Singh did a joint concentration in Computer Science and Neuroscience and a secondary field in Philosophy. In a statement, Singh said he was diagnosed with glaucoma at 18 and experienced significant vision loss by the end of freshman fall, requiring him to leave Harvard for emergency surgery to prevent blindness. After a difficult year-long recovery, Singh said he returned feeling grief, anger and loneliness, and sought meaning in philosophy classes. Not finding the answers he was looking for, Singh learned to code and began exploring neuroanatomy, specifically computation, learning and their physical implementations in the brain.

“Harvard has made the biggest problem in my life finally seem tractable,” Singh said. “My senior year courses on neuroplasticity, stem cell regeneration, and drug discovery have prepared me to realistically devote my life to curing glaucoma by combining machine learning and biotechnology. Why we suffer is a question I have not answered, and likely never will.
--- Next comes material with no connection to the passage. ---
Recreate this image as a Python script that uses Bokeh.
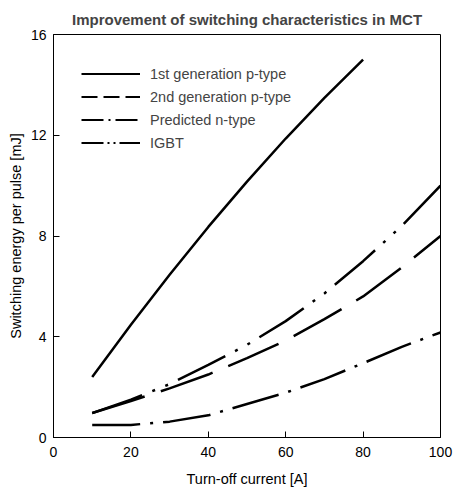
from bokeh.plotting import figure
from bokeh.models import Legend, LegendItem, Range1d, FixedTicker
from bokeh.embed import file_html
from bokeh.resources import INLINE

# Data
current_first = [10, 20, 30, 40, 50, 60, 70, 80]
first_gen_p = [2.4, 4.48, 6.46, 8.36, 10.16, 11.87, 13.48, 15.0]

current = [10, 20, 30, 40, 50, 60, 70, 80, 90, 100]
second_gen_p = [0.97, 1.45, 1.95, 2.5, 3.15, 3.85, 4.7, 5.6, 6.75, 8.0]
predicted_n = [0.5, 0.5, 0.63, 0.88, 1.33, 1.78, 2.32, 2.95, 3.6, 4.17]
igbt = [0.97, 1.5, 2.12, 2.88, 3.68, 4.62, 5.72, 7.0, 8.4, 10.0]

labels = ["1st generation p-type", "2nd generation p-type", "Predicted n-type", "IGBT"]
x_ticks = [0, 20, 40, 60, 80, 100]
y_ticks = [0, 4, 8, 12, 16]

FONT = "Liberation Sans"
NAN = float("nan")

p = figure(width=453, height=492, output_backend="svg", toolbar_location=None,
           x_range=Range1d(0, 100), y_range=Range1d(0, 16),
           min_border_left=53, min_border_right=13, min_border_top=34, min_border_bottom=55)

p.title.text = "Improvement of switching characteristics in MCT"
p.title.text_font = FONT
p.title.text_font_size = "15px"
p.title.text_font_style = "bold"
p.title.align = "center"
p.title.standoff = 13

p.grid.visible = False
p.outline_line_color = "black"
p.outline_line_width = 1
p.background_fill_color = "white"
p.border_fill_color = "white"

p.xaxis.ticker = FixedTicker(ticks=x_ticks)
p.yaxis.ticker = FixedTicker(ticks=y_ticks)
for ax in (p.xaxis, p.yaxis):
    ax.major_tick_in = 6
    ax.major_tick_out = 0
    ax.minor_tick_line_color = None
    ax.axis_line_color = "black"
    ax.major_tick_line_color = "black"
    ax.major_label_text_font = FONT
    ax.major_label_text_font_size = "14px"
    ax.major_label_text_color = "black"
    ax.axis_label_text_font = FONT
    ax.axis_label_text_font_size = "14.5px"
    ax.axis_label_text_font_style = "normal"
    ax.axis_label_text_color = "black"
p.xaxis.axis_label = "Turn-off current [A]"
p.yaxis.axis_label = "Switching energy per pulse [mJ]"
p.xaxis.major_label_standoff = 9
p.yaxis.major_label_standoff = 7
p.xaxis.axis_label_standoff = 11
p.yaxis.axis_label_standoff = 4

lw = 2.5
p.line(current_first, first_gen_p, line_color="black", line_width=lw)
p.line(current, second_gen_p, line_color="black", line_width=lw, line_dash="55 17")
p.line(current, predicted_n, line_color="black", line_width=lw, line_dash="48 10 3 10")
p.line(current, igbt, line_color="black", line_width=lw, line_dash="53 11 3 11 3 11")

# legend key samples (shorter dash patterns as in the reference key); NaN = nothing drawn in plot
r1 = p.line([NAN], [NAN], line_color="black", line_width=2)
r2 = p.line([NAN], [NAN], line_color="black", line_width=2, line_dash="16 6")
r3 = p.line([NAN], [NAN], line_color="black", line_width=2, line_dash="22 5 2 5")
r4 = p.line([NAN], [NAN], line_color="black", line_width=2, line_dash="22 4 2 4 2 4")

legend = Legend(items=[LegendItem(label=l, renderers=[r]) for l, r in zip(labels, [r1, r2, r3, r4])],
                location="top_left", padding=0, margin=28, spacing=0,
                glyph_width=59, glyph_height=23, label_height=23, label_standoff=10,
                label_text_font=FONT, label_text_font_size="14.5px",
                background_fill_alpha=0, border_line_alpha=0)
p.add_layout(legend, "center")

open("out.html", "w").write(file_html(p, INLINE))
What to do in the face of suffering, perhaps a more important question, is what my Harvard education has empowered me to answer.”

Zhou did a joint concentration in History of Art & Architecture and English. In a statement, she said that although her primary academic interests are art and literature of late medieval and early modern Europe, it was courses outside those fields that impacted her most, including courses on diagrams, property regimes and the social impact of scientific advancement.

“I have pursed an interest in not only what and how people create — standard fare in the study of art and literature — but also the human identities, conditions, and possibilities that are in turn generated by those very creations,” Zhou said.